Our life and pilgrimage in the wilderness is all individual, in which each one has to be faithful, but [p. 134] when we come to our being alive in Christ, and Christ living in us, it is what we have in common. When I come to take up my daily duties down here I do so in my natural life, and according to the ability which God has given me. That is my life in flesh, it is not a question of Christ living in me; I live by faith of the Son of God. If Christ lives in me it is for the position which I have in Him before God; and this is true of the whole company of Christians. Thus are we one body in Christ. And then another thing comes out, we are members one of another.

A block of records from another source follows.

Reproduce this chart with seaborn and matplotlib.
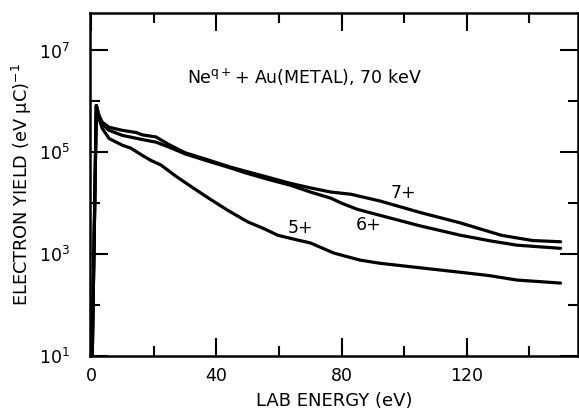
import matplotlib
matplotlib.use("Agg")
import matplotlib.pyplot as plt
import matplotlib.ticker as mticker
import pandas as pd
import seaborn as sns

# Data (lab energy in eV, yield in (eV uC)^-1)
energy_5 = [0.3, 1.6, 2.5, 3.5, 5.7, 9.9, 12.7, 16.3, 19.1, 22.3, 27, 32.8, 38,
            43.7, 50, 55, 59.6, 65, 70, 77.5, 86, 92.4, 105, 118, 127, 136, 150]
yield_5 = [10, 8.3e5, 4.5e5, 2.95e5, 1.86e5, 1.38e5, 1.2e5, 8.7e4, 6.9e4,
           5.6e4, 3.4e4, 1.95e4, 1.2e4, 7.2e3, 4.3e3, 3.2e3, 2.35e3, 1.95e3,
           1.66e3, 1.05e3, 760, 660, 540, 440, 380, 310, 270]

energy_6 = [0.3, 1.6, 2.5, 3.5, 5.7, 9.9, 16.3, 20.7, 24.9, 30, 37, 44.6, 49,
            56, 63.7, 70, 76.5, 80, 85, 92.4, 105, 118, 128, 136, 150]
yield_6 = [10, 8.3e5, 5.0e5, 3.55e5, 2.7e5, 2.15e5, 1.78e5, 1.58e5, 1.26e5,
           9.3e4, 6.8e4, 4.9e4, 4.0e4, 3.0e4, 2.25e4, 1.66e4, 1.26e4, 1.0e4,
           7.6e3, 5.75e3, 3.6e3, 2.35e3, 1.8e3, 1.5e3, 1.3e3]

energy_7 = [0.3, 1.6, 2.5, 3.5, 5.7, 9.9, 14.3, 16.3, 20.7, 24.9, 30, 37, 44.6,
            49, 56, 63.7, 70, 76.5, 83, 92.4, 105, 118, 131, 141, 150]
yield_7 = [10, 8.3e5, 5.2e5, 3.9e5, 3.1e5, 2.7e5, 2.45e5, 2.2e5, 2.0e5,
           1.41e5, 9.8e4, 7.2e4, 5.1e4, 4.3e4, 3.3e4, 2.45e4, 2.0e4, 1.66e4,
           1.5e4, 1.1e4, 6.6e3, 4.1e3, 2.35e3, 1.85e3, 1.75e3]

charges = ["5+", "6+", "7+"]
label_pos = {"5+": (67, 3.2e3), "6+": (88.6, 3.7e3), "7+": (99.8, 1.6e4)}

df = pd.concat([
    pd.DataFrame({"energy": energy_5, "yield": yield_5, "charge": "5+"}),
    pd.DataFrame({"energy": energy_6, "yield": yield_6, "charge": "6+"}),
    pd.DataFrame({"energy": energy_7, "yield": yield_7, "charge": "7+"}),
], ignore_index=True)

sns.set_style("ticks")
plt.rcParams["font.family"] = ["DejaVu Sans"]
plt.rcParams["mathtext.default"] = "regular"
plt.rcParams["text.color"] = "black"
plt.rcParams["axes.labelcolor"] = "black"

fig = plt.figure(figsize=(5.79, 4.12), dpi=100)
ax = fig.add_axes([0.155, 0.136, 0.843, 0.832])

sns.lineplot(data=df, x="energy", y="yield", hue="charge", units="charge",
             estimator=None, sort=False, palette=["black"] * 3,
             linewidth=2.3, legend=False, ax=ax)

ax.set_yscale("log")
ax.set_xlim(-0.5, 155.5)
ax.set_ylim(10, 5.4e7)

ax.set_xticks([0, 40, 80, 120])
ax.set_xticklabels(["0", "40", "80", "120"])
ax.xaxis.set_minor_locator(mticker.FixedLocator([20, 60, 100, 140]))
ax.set_yticks([10, 1e3, 1e5, 1e7])
ax.set_yticklabels([r"$10^{1}$", r"$10^{3}$", r"$10^{5}$", r"$10^{7}$"])
ax.yaxis.set_minor_locator(mticker.FixedLocator([1e2, 1e4, 1e6]))
ax.yaxis.set_minor_formatter(mticker.NullFormatter())

ax.tick_params(which="both", direction="in", top=True, right=True,
               labelsize=12.5, width=1.5, colors="black")
ax.tick_params(which="major", length=13)
ax.tick_params(axis="x", which="major", pad=8)
ax.tick_params(axis="y", which="major", pad=14)
ax.tick_params(which="minor", length=7)
for s in ax.spines.values():
    s.set_linewidth(1.8)
    s.set_color("black")

ax.set_xlabel("LAB ENERGY (eV)", fontsize=13, labelpad=5)
ax.set_ylabel(r"ELECTRON YIELD (eV $\mu$C)$^{-1}$", fontsize=12.8, labelpad=4)

ax.text(68, 3.0e6, r"Ne$^{q+}$+ Au(METAL), 70 keV", fontsize=12.5,
        ha="center", va="center")
for c in charges:
    x, y = label_pos[c]
    ax.text(x, y, c, fontsize=12.5, ha="center", va="center")

fig.savefig("out.png", dpi=100)
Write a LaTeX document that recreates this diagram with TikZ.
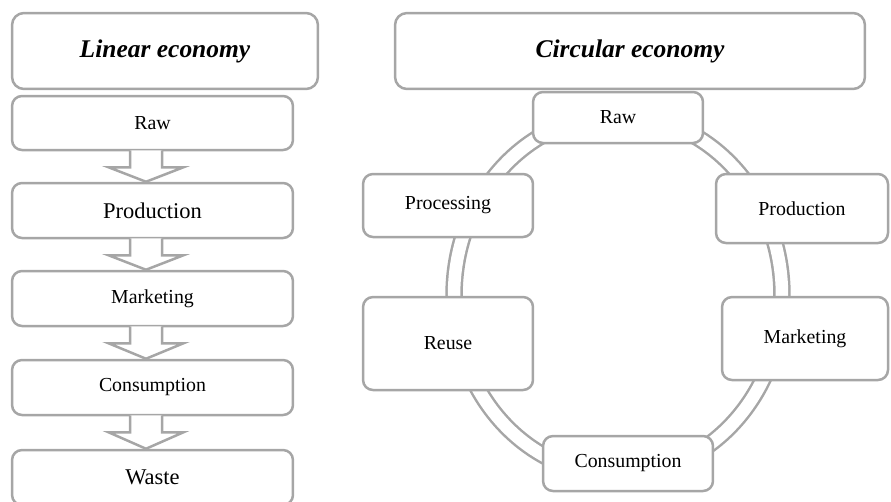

Now in chapter 12 I want you to notice two things, the first of which is that the Christian is to be here for God both in body and mind. He is to present his body a living sacrifice, and he is transformed by the renewing of his mind. The body is the material part of man, the mind is the intelligent part. The body is not renewed, it is yielded up, it is devoted, for that is the idea of sacrifice in Scripture, something devoted which cannot be recalled. The Christian’s body is to be offered up as a living sacrifice that cannot be recalled. Then the apostle speaks of the renewing of the mind, though he could not speak of the renewing of the body. It flows from this, that God has become a factor, and the most important factor in the Christian’s existence. An unconverted man lives entirely without God. He may acknowledge God in a formal way, but his soul does not know what it is to have to do with God. When a man is converted the practical effect of it is that God becomes a great reality to that man. He comes to know God, not as Adam knew Him before man had departed from Him, but as He has been pleased to reveal Himself in Christ. He turns to a living God.

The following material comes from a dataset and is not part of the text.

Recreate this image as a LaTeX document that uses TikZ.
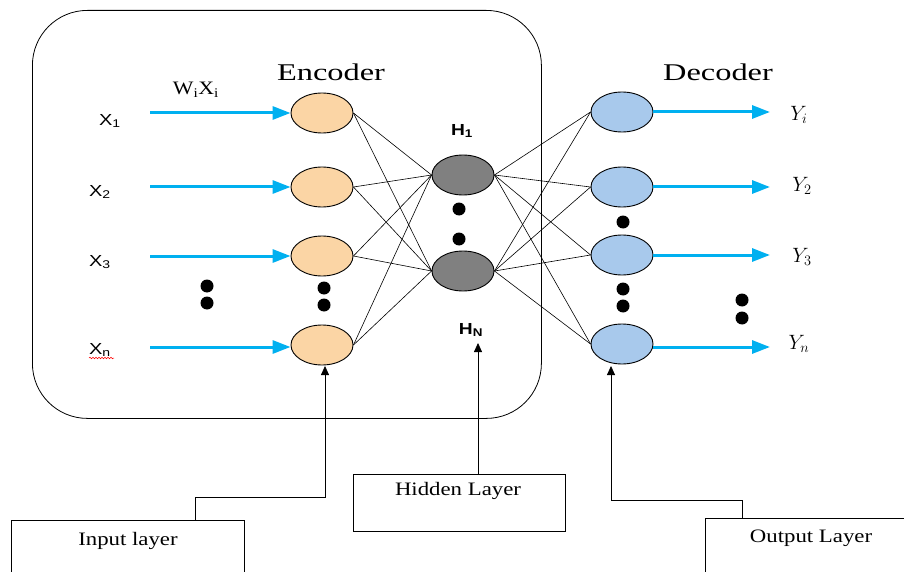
\documentclass[tikz,border=0pt]{standalone}
\usepackage{fontspec}
\setmainfont{Liberation Serif}
\newfontfamily\arialf{Liberation Sans}
\usetikzlibrary{arrows.meta,decorations.pathmorphing,shapes.geometric}
\definecolor{arrowblue}{RGB}{0,176,240}
\definecolor{encfill}{RGB}{251,213,165}
\definecolor{decfill}{RGB}{168,201,236}
\definecolor{hidfill}{RGB}{128,128,128}
\begin{document}
\begin{tikzpicture}[x=1pt,y=-1pt,
  neuron/.style={ellipse,draw=black,line width=0.9pt,minimum width=62pt,minimum height=40pt,inner sep=0pt},
  encn/.style={neuron,fill=encfill},
  decn/.style={neuron,fill=decfill},
  hidn/.style={neuron,fill=hidfill},
  bluearrow/.style={arrowblue,line width=3pt,-{Triangle[length=18pt,width=13pt]}},
  conn/.style={black,line width=0.6pt},
  blackarrow/.style={black,line width=0.8pt,-{Triangle[length=9pt,width=8pt]}},
  dotn/.style={circle,fill=black,inner sep=0pt,minimum size=13pt},
  lbox/.style={draw=black,line width=0.8pt,rectangle,inner sep=0pt},
  xlab/.style={font=\arialf\fontsize{16}{17}\selectfont},
  ylab/.style={font=\fontsize{22}{24}\selectfont},
  boxtext/.style={font=\fontsize{19}{20}\selectfont},
  hlab/.style={font=\arialf\bfseries\fontsize{16}{17}\selectfont}
]
\useasboundingbox (0,0) rectangle (904,572);
\fill[white] (0,0) rectangle (904,572);

% encoder frame
\node[draw=black,line width=0.8pt,rounded corners=55pt,minimum width=509pt,minimum height=408pt,anchor=north west] (frame) at (32,10) {};

% titles
\node (enc) at (331,72) {\fontsize{24}{26}\selectfont\scalebox{1.35}[1]{Encoder}};
\node (dec) at (718,72) {\fontsize{24}{26}\selectfont\scalebox{1.35}[1]{Decoder}};
\node (wx) at (196,90) {\fontsize{19}{20}\selectfont\scalebox{1.15}[1]{W\textsubscript{i}X\textsubscript{i}}};

% neurons
\node[encn] (e1) at (322,113) {};
\node[encn] (e2) at (322,187) {};
\node[encn] (e3) at (322,256) {};
\node[encn] (e4) at (322,345) {};
\node[hidn] (h1) at (463,175) {};
\node[hidn] (h2) at (463,271) {};
\node[decn] (d1) at (622,112) {};
\node[decn] (d2) at (622,187) {};
\node[decn] (d3) at (622,255) {};
\node[decn] (d4) at (622,344) {};

% connections
\foreach \e in {e1,e2,e3,e4}{\foreach \h in {h1,h2}{\draw[conn] (\e.east) -- (\h.west);}}
\foreach \h in {h1,h2}{\foreach \d in {d1,d2,d3,d4}{\draw[conn] (\h.east) -- (\d.west);}}

% input labels and arrows
\node[xlab] (x1) at (110,121) {\scalebox{1.25}[1]{X\textsubscript{1}}};
\node[xlab] (x2) at (100,192) {\scalebox{1.25}[1]{X\textsubscript{2}}};
\node[xlab] (x3) at (100,262) {\scalebox{1.25}[1]{X\textsubscript{3}}};
\node[xlab] (xn) at (100,350) {\scalebox{1.25}[1]{X\textsubscript{n}}};
\draw[red,line width=0.5pt,decorate,decoration={snake,amplitude=0.8pt,segment length=3pt}] (89,358) -- (114,358);
\coordinate (s1) at (150,113);
\coordinate (s2) at (150,187);
\coordinate (s3) at (150,256);
\coordinate (s4) at (150,347);
\draw[bluearrow] (s1) -- (e1.west);
\draw[bluearrow] (s2) -- (e2.west);
\draw[bluearrow] (s3) -- (e3.west);
\draw[bluearrow] (s4) -- (e4.west |- s4);

% output arrows and labels
\coordinate (t1) at (770,112);
\coordinate (t2) at (770,187);
\coordinate (t3) at (770,255);
\coordinate (t4) at (770,347);
\draw[bluearrow] (d1.east) -- (t1);
\draw[bluearrow] (d2.east) -- (t2);
\draw[bluearrow] (d3.east) -- (t3);
\draw[bluearrow] (d4.east |- t4) -- (t4);
\node[ylab] (y1) at (799,115) {$Y_i$};
\node[ylab] (y2) at (802,186) {$Y_2$};
\node[ylab] (y3) at (802,257) {$Y_3$};
\node[ylab] (y4) at (799,344) {$Y_n$};

% hidden labels
\node[hlab] (hl1) at (462,131) {\scalebox{1.2}[1]{H\textsubscript{1}}};
\node[hlab] (hln) at (471,330) {\scalebox{1.2}[1]{H\textsubscript{N}}};

% dots
\node[dotn] (dl1) at (207,286) {};
\node[dotn] (dl2) at (207,303) {};
\node[dotn] (de1) at (324,288) {};
\node[dotn] (de2) at (324,305) {};
\node[dotn] (dh1) at (459,209) {};
\node[dotn] (dh2) at (459,239) {};
\node[dotn] (dd0) at (623,222) {};
\node[dotn] (dd1) at (623,289) {};
\node[dotn] (dd2) at (623,306) {};
\node[dotn] (dr1) at (742,300) {};
\node[dotn] (dr2) at (742,318) {};

% layer boxes
\node[lbox,minimum width=233pt,minimum height=60pt,anchor=north west] (inbox) at (11,520) {};
\node[boxtext] (intext) at (128,541) {\scalebox{1.2}[1]{Input layer}};
\node[lbox,minimum width=212pt,minimum height=57pt,anchor=north west] (hidbox) at (353,474) {};
\node[boxtext] (hidtext) at (458,491) {\scalebox{1.2}[1]{Hidden Layer}};
\node[lbox,minimum width=210pt,minimum height=60pt,anchor=north west] (outbox) at (705,518) {};
\node[boxtext] (outtext) at (811,538) {\scalebox{1.2}[1]{Output Layer}};

% layer pointers
\coordinate (ia) at (195,497);
\coordinate (ib) at (325,497);
\coordinate (itip) at (325,366);
\draw[blackarrow] (inbox.north -| ia) -- (ia) -- (ib) -- (itip);
\coordinate (htip) at (478,343);
\draw[blackarrow] (hidbox.north -| htip) -- (htip);
\coordinate (oa) at (742,500);
\coordinate (ob) at (611,500);
\coordinate (otip) at (611,366);
\draw[blackarrow] (outbox.north -| oa) -- (oa) -- (ob) -- (otip);
\end{tikzpicture}
\end{document}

The Thessalonians turned from idols to serve a living and true God; that is, One who had proved Himself to be living and true, for He had revealed Himself. I delight in a thought that has been present to me lately, namely, that God’s great answer to the ruin of man by Satan is that He has displayed Himself in a man. In Christ, who took the form of a man, dwells all the fulness of the Godhead bodily. If you want to know all the thought of God toward man, you see the full display of it in the Lord Jesus. Now that is the God to whom we turn. We are made acquainted with what He is, we live in divine light, in the light as He is, and our hearts are made acquainted with His love; it is made personal to us by the Holy Spirit, who dwells in us. That produces the mightiest revolution possible in man’s mind. I have no doubt at all it is the work of God, but that, I judge, is how the renewing of the mind is brought about.

A man lives for his own will until he is converted, now he is here to prove what is that good and perfect and acceptable will of God, and to be here for that will by the renewing of his mind. An unconverted man thinks he is doing his own will, but he is really doing the will of Satan. No man has free will. The fact is that man is dominated by sin and that subjects him to Satan. When he is delivered there is the renewing of the mind, and he recognises that a great check has come upon his will, he is here for God’s will. It is a very great thing to apprehend that your place before God is what He has given you for His own pleasure. If you have the place of a son, He has given you that place for His own pleasure. Well then, we are down here for His pleasure, to prove His good and perfect and acceptable will.

Now I come to the second great point in this chapter: we are to recognise that we, being many, are one body in Christ. I cannot therefore take an independent course, for it must be shaped with regard to this truth. I must think soberly. In our unconverted days we thought something of ourselves, and had an idea of independence; now all that must be dropped, for we are members one of another. We are [p. 136] divested of the thought of independence, because we did not put ourselves in the body; God has put each into the place which He has seen fit. What we have to do is simply to exercise the particular function which we have in the body. A man may say, I would like to be a leader; but whether he is to be a leader or not depends on the place which God has given him. We have gifts differing according to the grace that is given to us, and each one has to wait on the gift. If I have the gift of teaching, I have to wait on it; and so with ministry, exhortation, etc. I have to concern myself to carry out the function which is allotted to me in the body in the very best way I possibly can. I think no one can fail to see what an immense difference it makes when I recognise the fact that we are one body in Christ, and that God has given to each a place and function in this great scheme.

So we have these two great checks upon the Christian; first, he is devoted to God, body and mind; he is given up to Him, and is here for His good and perfect and acceptable will; and then, secondly, he is to think soberly of himself because he can only think of himself according to the measure of faith. I believe the measure of faith to be the light which God has given me as in the body and as to the function each has to exercise. If every member of my own body thought something of itself, there would be a good deal of schism; it is because every member naturally keeps its place and does its own work that the body goes on harmoniously. The truth of the body is intended to have the very greatest influence upon saints down here. Another time, if the Lord enable me, I will show the place which it has in regard to the saints gathered together; I only speak of it now in regard to the Christian in his individual path in this world. It is a great thing to know that I have a function in the body, even if it be a very unimportant one. I have to wait on it and to carry out diligently [p. 137] that which God has been pleased to assign to me in connection with the place which He has given me in the body.

The two great principles here are faith and grace. Faith is light, and grace enables me to act on the light which I have got by faith. May God give to us to see the truth that leads up to the body. It is in Christ we are justified, so that He becomes a great living reality to our hearts. Then His position is ours, and He is in us for the position which God has given to us. When this is understood it becomes clear that we are here, body and mind, for God’s will, and that we are one body in Christ.